HANDLE CreateMemoryManager();
BOOL MakeResident(HANDLE, LPVOID, SIZE_T, LPOVERLAPPED);

CreateMemoryManager opens a handle to the Windows memory manager, and MakeResident will fill the pages you specify (returning true for synchronous completion, false for error/async like everything else). The best of both worlds: fast, easy access through memory, a full asynchronous workflow, and shared cache usage. This would be especially useful on modern CPUs that offer gigantic address spaces.

The memory manager already has similar functionality in there somewhere, so it might not be difficult to pull into user-​mode. Just an educated guess. Maybe it’d be terribly difficult. Dream feature!

Is C# the Boost of C-family languages?

For all the cons of giving a single entity control over C#, one pro is that it gives the language an unmatched agility to try new things in the C family of languages. LINQ—both its language integration and its backing APIs—is an incredibly powerful tool for querying and transforming data with very concise code. I really can’t express how much I’ve come to love it.

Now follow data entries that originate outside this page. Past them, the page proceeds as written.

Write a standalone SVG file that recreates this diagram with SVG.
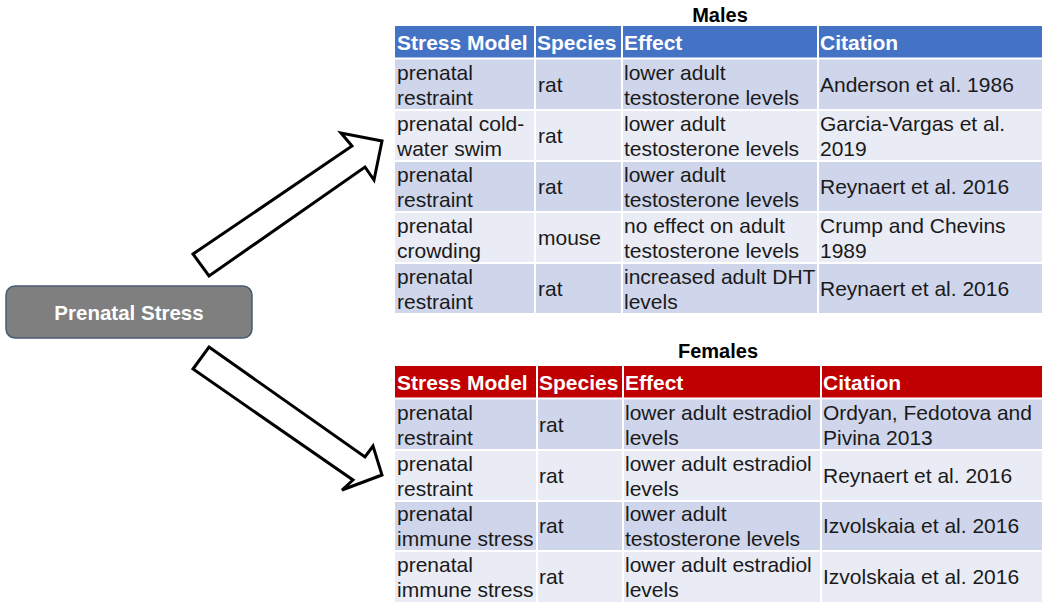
<svg xmlns="http://www.w3.org/2000/svg" width="1050" height="609" viewBox="0 0 1050 609">
<style>
text{font-family:"Liberation Sans",Arial,sans-serif;font-size:21px;fill:#1a1a1a}
.h{font-weight:bold;fill:#fff}
.t{font-weight:bold;fill:#000;text-anchor:middle}
.d{fill:#cfd5ea}
.l{fill:#e9ebf5}
.sep{stroke:#fff;stroke-width:2}
.arrow{fill:#fff;stroke:#000;stroke-width:3;stroke-linejoin:miter}
</style>
<rect width="1050" height="609" fill="#fff"/>
<g id="prenatal-stress">
<rect x="6" y="286" width="246" height="52" rx="9" fill="#7f7f7f" stroke="#4a5a75" stroke-width="1.5"/>
<text x="129" y="320" class="h" style="text-anchor:middle;font-size:20.5px">Prenatal Stress</text>
</g>
<g id="connectors">
<polygon class="arrow" points="193,254 352,146 341,133 382,141 374,180 365,167 209,276"/>
<polygon class="arrow" points="209,347 365,457 373,446 382,475 342,490 353,480 193,369"/>
</g>
<g id="males-table">
<text x="720" y="22" class="t" style="font-size:20px">Males</text>
<rect x="395" y="26" width="647" height="32" fill="#4472c4"/>
<rect x="395" y="59" width="647" height="51" class="d"/>
<rect x="395" y="110" width="647" height="51" class="l"/>
<rect x="395" y="161" width="647" height="51" class="d"/>
<rect x="395" y="212" width="647" height="51" class="l"/>
<rect x="395" y="263" width="647" height="50" class="d"/>
<g class="sep">
<line x1="395" y1="58.5" x2="1042" y2="58.5"/>
<line x1="395" y1="110" x2="1042" y2="110"/>
<line x1="395" y1="161" x2="1042" y2="161"/>
<line x1="395" y1="212" x2="1042" y2="212"/>
<line x1="395" y1="263" x2="1042" y2="263"/>
<line x1="535" y1="26" x2="535" y2="313"/>
<line x1="622" y1="26" x2="622" y2="313"/>
<line x1="818" y1="26" x2="818" y2="313"/>
</g>
<text x="397" y="50" class="h">Stress Model</text>
<text x="537" y="50" class="h">Species</text>
<text x="624" y="50" class="h">Effect</text>
<text x="820" y="50" class="h">Citation</text>
<text x="397" y="80">prenatal</text><text x="397" y="105">restraint</text>
<text x="538" y="92">rat</text>
<text x="624" y="80">lower adult</text><text x="624" y="105">testosterone levels</text>
<text x="820" y="92">Anderson et al. 1986</text>
<text x="397" y="131">prenatal cold-</text><text x="397" y="156">water swim</text>
<text x="538" y="143">rat</text>
<text x="624" y="131">lower adult</text><text x="624" y="156">testosterone levels</text>
<text x="820" y="131">Garcia-Vargas et al.</text><text x="820" y="156">2019</text>
<text x="397" y="182">prenatal</text><text x="397" y="207">restraint</text>
<text x="538" y="194">rat</text>
<text x="624" y="182">lower adult</text><text x="624" y="207">testosterone levels</text>
<text x="820" y="194">Reynaert et al. 2016</text>
<text x="397" y="233">prenatal</text><text x="397" y="258">crowding</text>
<text x="538" y="245">mouse</text>
<text x="624" y="233">no effect on adult</text><text x="624" y="258">testosterone levels</text>
<text x="820" y="233">Crump and Chevins</text><text x="820" y="258">1989</text>
<text x="397" y="284">prenatal</text><text x="397" y="309">restraint</text>
<text x="538" y="296">rat</text>
<text x="624" y="284">increased adult DHT</text><text x="624" y="309">levels</text>
<text x="820" y="296">Reynaert et al. 2016</text>
</g>
<g id="females-table">
<text x="718" y="358" class="t" style="font-size:20px">Females</text>
<rect x="395" y="366" width="647" height="32" fill="#c00000"/>
<rect x="395" y="399" width="647" height="51" class="d"/>
<rect x="395" y="450" width="647" height="51" class="l"/>
<rect x="395" y="501" width="647" height="50" class="d"/>
<rect x="395" y="551" width="647" height="51" class="l"/>
<g class="sep">
<line x1="395" y1="398.5" x2="1042" y2="398.5"/>
<line x1="395" y1="450" x2="1042" y2="450"/>
<line x1="395" y1="501" x2="1042" y2="501"/>
<line x1="395" y1="551" x2="1042" y2="551"/>
<line x1="537" y1="366" x2="537" y2="602"/>
<line x1="623" y1="366" x2="623" y2="602"/>
<line x1="821" y1="366" x2="821" y2="602"/>
</g>
<text x="397" y="390" class="h">Stress Model</text>
<text x="539" y="390" class="h">Species</text>
<text x="625" y="390" class="h">Effect</text>
<text x="823" y="390" class="h">Citation</text>
<text x="397" y="420">prenatal</text><text x="397" y="445">restraint</text>
<text x="539" y="432">rat</text>
<text x="625" y="420">lower adult estradiol</text><text x="625" y="445">levels</text>
<text x="823" y="420">Ordyan, Fedotova and</text><text x="823" y="445">Pivina 2013</text>
<text x="397" y="471">prenatal</text><text x="397" y="496">restraint</text>
<text x="539" y="483">rat</text>
<text x="625" y="471">lower adult estradiol</text><text x="625" y="496">levels</text>
<text x="823" y="483">Reynaert et al. 2016</text>
<text x="397" y="521">prenatal</text><text x="397" y="546">immune stress</text>
<text x="539" y="533">rat</text>
<text x="625" y="521">lower adult</text><text x="625" y="546">testosterone levels</text>
<text x="823" y="533">Izvolskaia et al. 2016</text>
<text x="397" y="572">prenatal</text><text x="397" y="597">immune stress</text>
<text x="539" y="584">rat</text>
<text x="625" y="572">lower adult estradiol</text><text x="625" y="597">levels</text>
<text x="823" y="584">Izvolskaia et al. 2016</text>
</g>
</svg>
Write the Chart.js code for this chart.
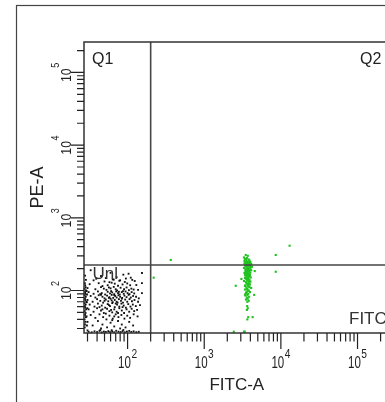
<!DOCTYPE html>
<html><head><meta charset="utf-8">
<style>
html,body{margin:0;padding:0;background:#fff;overflow:hidden;width:385px;height:402px;}
#wrap{position:absolute;left:0;top:0;width:420px;height:420px;}
canvas{display:block;}
</style>
<script src="https://cdn.jsdelivr.net/npm/chart.js@4.4.1/dist/chart.umd.min.js"></script>
</head><body><div id="wrap"><canvas id="c" width="420" height="420" style="width:420px;height:420px"></canvas></div>
<script>
// ---- data ----
const xRange = [27, 262144];
const yRange = [26, 262144];
const majorTicks = [100, 1000, 10000, 100000];
const majorExponents = ['2', '3', '4', '5'];
const gateX = 200;
const gateY = 224;
const quadrantLabels = ['Q1', 'Q2', 'Unl', 'FITC'];
const axisTitles = ['FITC-A', 'PE-A'];

const unstained = [
[27.6,31],[27.8,34],[28.2,37],[27.5,40],[28.6,43],[27.9,46],[28.3,49],[27.6,52],[28.8,55],[28.0,58],[27.7,61],[28.4,64],[27.5,67],[28.9,70],[28.1,74],[27.8,78],[28.5,82],[27.6,86],[28.2,90],[27.9,95],[28.7,100],[27.5,105],[28.3,111],[28.0,118],[27.7,126],[28.6,140],[27.9,160],
[29.5,33],[29.2,44],[29.8,57],[29.4,69],[29.6,88],[29.3,98],
[31,27],[34,26.6],[37,27.4],[40,26.8],[43,27.8],[46,26.5],[49,27.2],[52,26.9],[56,27.6],[59,26.7],[63,27.3],[67,26.6],[71,27.9],[76,27.1],[81,26.8],[86,27.5],[92,26.6],[98,27.2],[105,27.8],[112,26.9],[120,27.4],[130,26.7],[30,28.2],[44,28.5],[62,28.4],[88,28.6],[140,27],
[33,190],[60,175],[88,165],[45,158],[72,152],[103,170],[52,148],[39,145],[66,141],[95,146],[80,138],[110,150],[154,174],
[36,138],[50,133],[64,142],[78,136],[92,131],[115,140],[124,135],[58,130],
[32,122],[42,126],[55,118],[68,124],[75,116],[86,121],[99,125],[108,118],[130,119],[47,115],[62,128],[154,126],
[30,108],[38,104],[45,111],[53,102],[60,107],[66,112],[73,100],[81,109],[90,104],[97,110],[104,101],[112,106],[120,103],[137,102],[49,106],[57,110],[70,104],
[31,95],[36,90],[41,97],[46,92],[51,88],[55,96],[59,91],[63,94],[67,89],[71,97],[75,92],[79,88],[84,95],[89,90],[94,97],[100,92],[106,89],[113,95],[122,91],[154,92],[44,89],[61,98],[77,96],[87,98],
[33,84],[38,80],[42,86],[47,82],[50,78],[54,85],[58,81],[62,87],[65,79],[69,84],[72,80],[76,86],[80,82],[85,79],[91,85],[97,81],[103,87],[110,80],[118,84],[129,82],[140,78],[45,87],[57,79],[67,86],
[30,74],[35,70],[40,76],[44,72],[48,68],[52,75],[56,71],[60,77],[64,69],[68,74],[72,70],[77,76],[82,72],[87,68],[93,75],[99,70],[106,76],[114,71],[123,74],[137,70],[50,72],[62,73],[74,68],[84,77],
[32,64],[37,60],[41,66],[46,62],[51,58],[55,65],[59,61],[63,67],[68,59],[73,64],[78,60],[83,66],[89,62],[95,58],[102,65],[109,60],[117,64],[128,61],[145,63],[43,59],[57,63],[70,66],[86,59],
[31,55],[36,51],[40,57],[45,53],[49,49],[54,56],[58,52],[63,50],[67,55],[72,51],[78,57],[84,53],[90,49],[97,55],[105,51],[113,56],[122,52],[133,54],[47,55],[61,54],[75,49],
[33,46],[38,42],[43,47],[48,43],[53,40],[58,45],[64,41],[70,47],[76,43],[83,46],[91,41],[99,45],[108,42],[120,47],[135,44],[52,48],[67,44],
[30,37],[35,33],[41,38],[47,34],[54,31],[60,36],[67,32],[75,38],[84,34],[94,31],[105,37],[118,33],[45,30],[80,30],[63,39]
];

const stained = [
[3480,308],[3700,300],[3300,285],[3600,280],[3400,272],[3800,268],[3550,262],[3900,258],[3350,255],[3700,250],[4000,246],[3600,243],[3450,240],[3850,238],[3650,235],[4100,232],[3500,229],[3750,226],[3950,222],[3400,220],[3600,217],[3850,214],[4200,212],[3550,209],[3700,206],[3300,204],[4000,201],[3800,198],[3500,195],[3650,192],[4100,190],[3900,187],[3450,185],[3750,182],[3600,179],[4000,176],[3350,174],[3800,171],[3550,168],[3700,165],[3950,162],[3450,160],[3850,157],[3600,154],[4050,151],[3400,149],[3750,146],[3550,143],[3900,140],[3650,137],[3300,135],[4000,132],[3500,129],[3800,126],[3600,124],[3950,121],[3450,118],[3700,116],[3850,113],[3550,110],[4100,108],[3650,105],[3400,103],[3800,100],[3600,97],[3950,95],[3500,92],[3750,90],[3650,87],[3450,85],[3850,82],[3600,80],[3700,77],[3500,75],[3800,72],[3650,70],
[3900,250],[3500,246],[3750,240],[3350,236],[4050,228],[3650,224],[3500,215],[4000,210],[3700,200],[3450,196],[3900,193],[3600,188],[3800,184],[3500,178],[3700,173],[3900,168],[3400,165],[3650,159],[3800,152],[3500,147],[3700,141],[3850,134],[3550,131],[3750,122],[3400,115],[3900,111],[3600,106],[3750,99],[3550,94],[3400,88],
[3640,61],[3700,57],[3600,54],[3750,43],[3650,40],[4280,43],
[2430,27.1],[3300,27.1],[3380,27.1],
[13000,413],[8570,308],[8570,181],[4560,185],[4480,87],[3055,144],[2576,116],[366,263],[219,150]
];

// ---- drawing ----
const FONT = '"Liberation Sans", Arial, sans-serif';
const toPts = arr => arr.map(p => ({x: p[0], y: p[1]}));

function drawXPow(ctx, cx, exp) {
  const sx = 0.72, ssx = 0.85;
  ctx.font = '16px ' + FONT;
  const w10 = ctx.measureText('10').width * sx;
  ctx.font = '12px ' + FONT;
  const wS = ctx.measureText(exp).width * ssx;
  const start = cx - (w10 + wS + 0.5) / 2;
  ctx.save(); ctx.translate(start, 368); ctx.scale(sx, 1);
  ctx.font = '16px ' + FONT; ctx.fillText('10', 0, 0); ctx.restore();
  ctx.save(); ctx.translate(start + w10 + 0.5, 358); ctx.scale(ssx, 1);
  ctx.font = '12px ' + FONT; ctx.fillText(exp, 0, 0); ctx.restore();
}
function drawYPow(ctx, cy, exp) {
  const sx = 0.88, ssx = 0.9;
  ctx.font = '14px ' + FONT;
  const w10 = ctx.measureText('10').width * sx;
  ctx.font = '10px ' + FONT;
  const wS = ctx.measureText(exp).width * ssx;
  const total = w10 + wS + 0.5;
  ctx.save(); ctx.translate(70.5, cy); ctx.rotate(-Math.PI / 2);
  ctx.save(); ctx.translate(-total / 2, 0); ctx.scale(sx, 1);
  ctx.font = '14px ' + FONT; ctx.fillText('10', 0, 0); ctx.restore();
  ctx.save(); ctx.translate(-total / 2 + w10 + 0.5, -12); ctx.scale(ssx, 1);
  ctx.font = '10px ' + FONT; ctx.fillText(exp, 0, 0); ctx.restore();
  ctx.restore();
}

const overlay = {
  id: 'overlay',
  afterDatasetsDraw(chart) {
    const {ctx, chartArea: a, scales: {x, y}} = chart;
    ctx.save();
    // outer frame
    ctx.strokeStyle = '#444'; ctx.lineWidth = 1.2;
    ctx.strokeRect(16.5, 5.5, 600, 600);
    // quadrant gates
    const gx = x.getPixelForValue(gateX), gy = y.getPixelForValue(gateY);
    ctx.strokeStyle = '#454545'; ctx.lineWidth = 1.6;
    ctx.beginPath();
    ctx.moveTo(gx, a.top); ctx.lineTo(gx, a.bottom);
    ctx.moveTo(a.left, gy); ctx.lineTo(a.right, gy);
    ctx.stroke();
    // plot border
    ctx.strokeStyle = '#333'; ctx.lineWidth = 1.5;
    ctx.strokeRect(a.left, a.top, a.right - a.left, a.bottom - a.top);
    // ticks
    ctx.strokeStyle = '#222'; ctx.lineWidth = 1.2;
    ctx.beginPath();
    for (let e = 1; e <= 5; e++) {
      for (let k = 1; k <= 9; k++) {
        const v = k * Math.pow(10, e);
        const major = k === 1;
        if (v >= xRange[0] && v <= xRange[1]) {
          const px = x.getPixelForValue(v);
          ctx.moveTo(px, a.bottom); ctx.lineTo(px, a.bottom + (major ? 16 : 8.5));
        }
        if (v >= yRange[0] && v <= yRange[1]) {
          const py = y.getPixelForValue(v);
          ctx.moveTo(a.left, py); ctx.lineTo(a.left - (major ? 13 : 7), py);
        }
      }
    }
    ctx.stroke();
    // tick labels
    ctx.fillStyle = '#222'; ctx.textBaseline = 'alphabetic'; ctx.textAlign = 'left';
    majorTicks.forEach((v, i) => {
      drawXPow(ctx, x.getPixelForValue(v), majorExponents[i]);
      drawYPow(ctx, y.getPixelForValue(v), majorExponents[i]);
    });
    // quadrant labels
    ctx.fillStyle = '#222';
    ctx.font = '16px ' + FONT;
    ctx.fillText(quadrantLabels[0], a.left + 8, a.top + 22);
    ctx.fillText(quadrantLabels[1], 360, a.top + 22);
    ctx.font = '17px ' + FONT;
    ctx.fillStyle = '#333';
    ctx.fillText(quadrantLabels[2], a.left + 8.5, gy + 14);
    ctx.fillText(quadrantLabels[3], 349, a.bottom - 9.5);
    ctx.restore();
  }
};

new Chart(document.getElementById('c'), {
  type: 'scatter',
  data: {
    datasets: [
      {label: 'Unl', data: toPts(unstained), backgroundColor: '#111', borderWidth: 0,
       pointStyle: 'rect', pointRadius: 1.3, pointHoverRadius: 1.3, clip: false},
      {label: 'FITC', data: toPts(stained), backgroundColor: '#1fc21f', borderWidth: 0,
       pointStyle: 'rect', pointRadius: 1.5, pointHoverRadius: 1.5, clip: false}
    ]
  },
  options: {
    responsive: false,
    animation: false,
    events: [],
    layout: {padding: {left: 16, top: 42, right: 30.4, bottom: 24.8}},
    plugins: {legend: {display: false}, tooltip: {enabled: false}},
    scales: {
      x: {
        type: 'logarithmic', min: xRange[0], max: xRange[1], bounds: 'data',
        grid: {display: false}, border: {display: false}, ticks: {display: false},
        title: {display: true, text: axisTitles[0], color: '#222', padding: {top: 0, bottom: 0},
                font: {family: FONT, size: 17}},
        afterFit: s => { s.height = 62.2; }
      },
      y: {
        type: 'logarithmic', min: yRange[0], max: yRange[1], bounds: 'data',
        grid: {display: false}, border: {display: false}, ticks: {display: false},
        title: {display: true, text: axisTitles[1], color: '#222', padding: {top: 11.5, bottom: 0},
                font: {family: FONT, size: 18}},
        afterFit: s => { s.width = 68; }
      }
    }
  },
  plugins: [overlay]
});
</script>
</body></html>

The new async support announced at PDC10 is basically the holy grail of async coding, letting you focus on what your task is and not how you’re going to implement a complex async code path for it. It’s an old idea that many async coders have come up with, but, as far as I know, has never been successfully implemented simply because it required too much language support.

The lack of peer review and standards committee for .​NET shows—there’s a pretty high rate of turnover as Microsoft tries to iron down the right way to tackle problems, and it results in a very large library with lots of redundant functionality. As much as this might hurt .​NET, I’m starting to view C# as a sort of Boost for the C language family. Some great ideas are getting real-​world use, and if other languages eventually feel the need to get something similar, they will have a bounty of experience to pull from.

C++, at least, is a terrifyingly complex language. Getting new features into it is an uphill battle, even when they address a problem that everyone is frustrated with. Getting complex new features like these into it would be a very long process, with a lot of arguing and years of delay. Any extra incubation time we can give them is a plus.